The dominant tectonic process responsible for earthquakes, volcanoes and landform evolution in the continental United States in the past 200 million years has been the subduction of the Farallon plate beneath the North American Plate. Understanding this subduction process has been a challenge as most of the Farallon plate is now several hundred kilometers below the surface. This research takes advantage of a new technique to analyze seismic data and a rich data set collected by EarthScope USArray stations to image the subducted Farallon slab beneath the continental United States, a process similar to the imaging in medical CT Scan. This research aims to advance understanding of the subduction process with focuses on the following questions: (1) How does the older and deeper subducted Farallon plate connect with the younger plate now subducting beneath the Pacific Northwest? (2) What is the relation between the subduction of Farallon plate and the formation of the Yellowstone volcanic track? (3) How does the subducted Farallon plate interact with the deeper mantle across the US continent? High-resolution images of the Farallon slab, seismic measurements as well as computer codes based on the new seismic theory will be made available to the broader Geosciences community. Hands-on course projects and labs based on this research will be developed and implemented in undergraduate teaching.

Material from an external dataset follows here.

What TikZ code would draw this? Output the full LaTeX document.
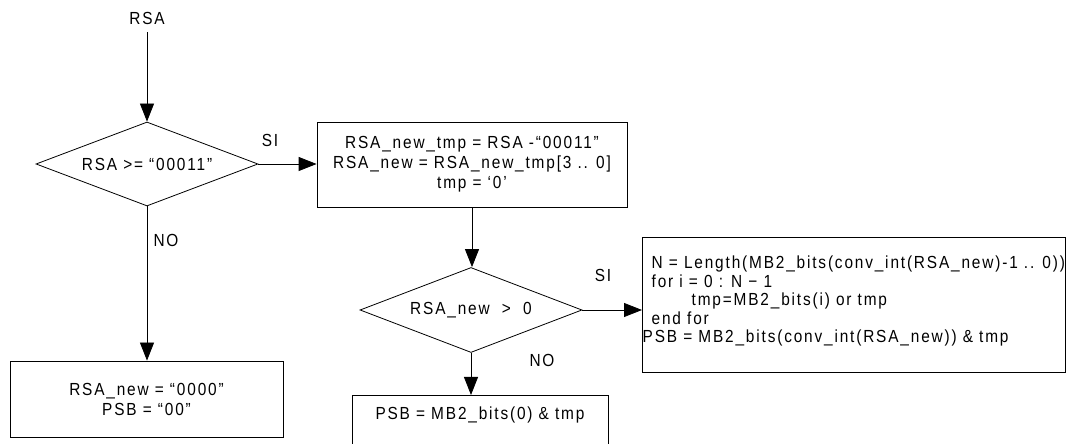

Slab anomalies have been imaged in wavespeed models in a broad region in North America mantle transition zone, extending from the west coast to the eastern US. The resolutions of wavespeed models are limited in the mantle transition zone due to data sensitivity and the subduction process in the mid mantle remains unclear. The second unresolved question is the role of a deep mantle plume in the formation of the Yellowstone hotspot track. In this research, we will compute finite-frequency sensitivities for waves generated at the 410-km and 660-km discontinuities to image high-resolution mantle transition zone structure beneath the continental US using seismic data recorded at USArray TA stations. The high-resolution models will provide new insights into the dynamics of subduction, especially the relation between subducted materials in the western and eastern US and the role of slab fragmentation in the formation of the Yellowstone hot-spot track. This research will provide a solid foundation for future imaging of mantle transition zone discontinuities and allow the community to take full advantage of frequency-dependent seismic data to tackle scientific questions on mantle convection dynamics.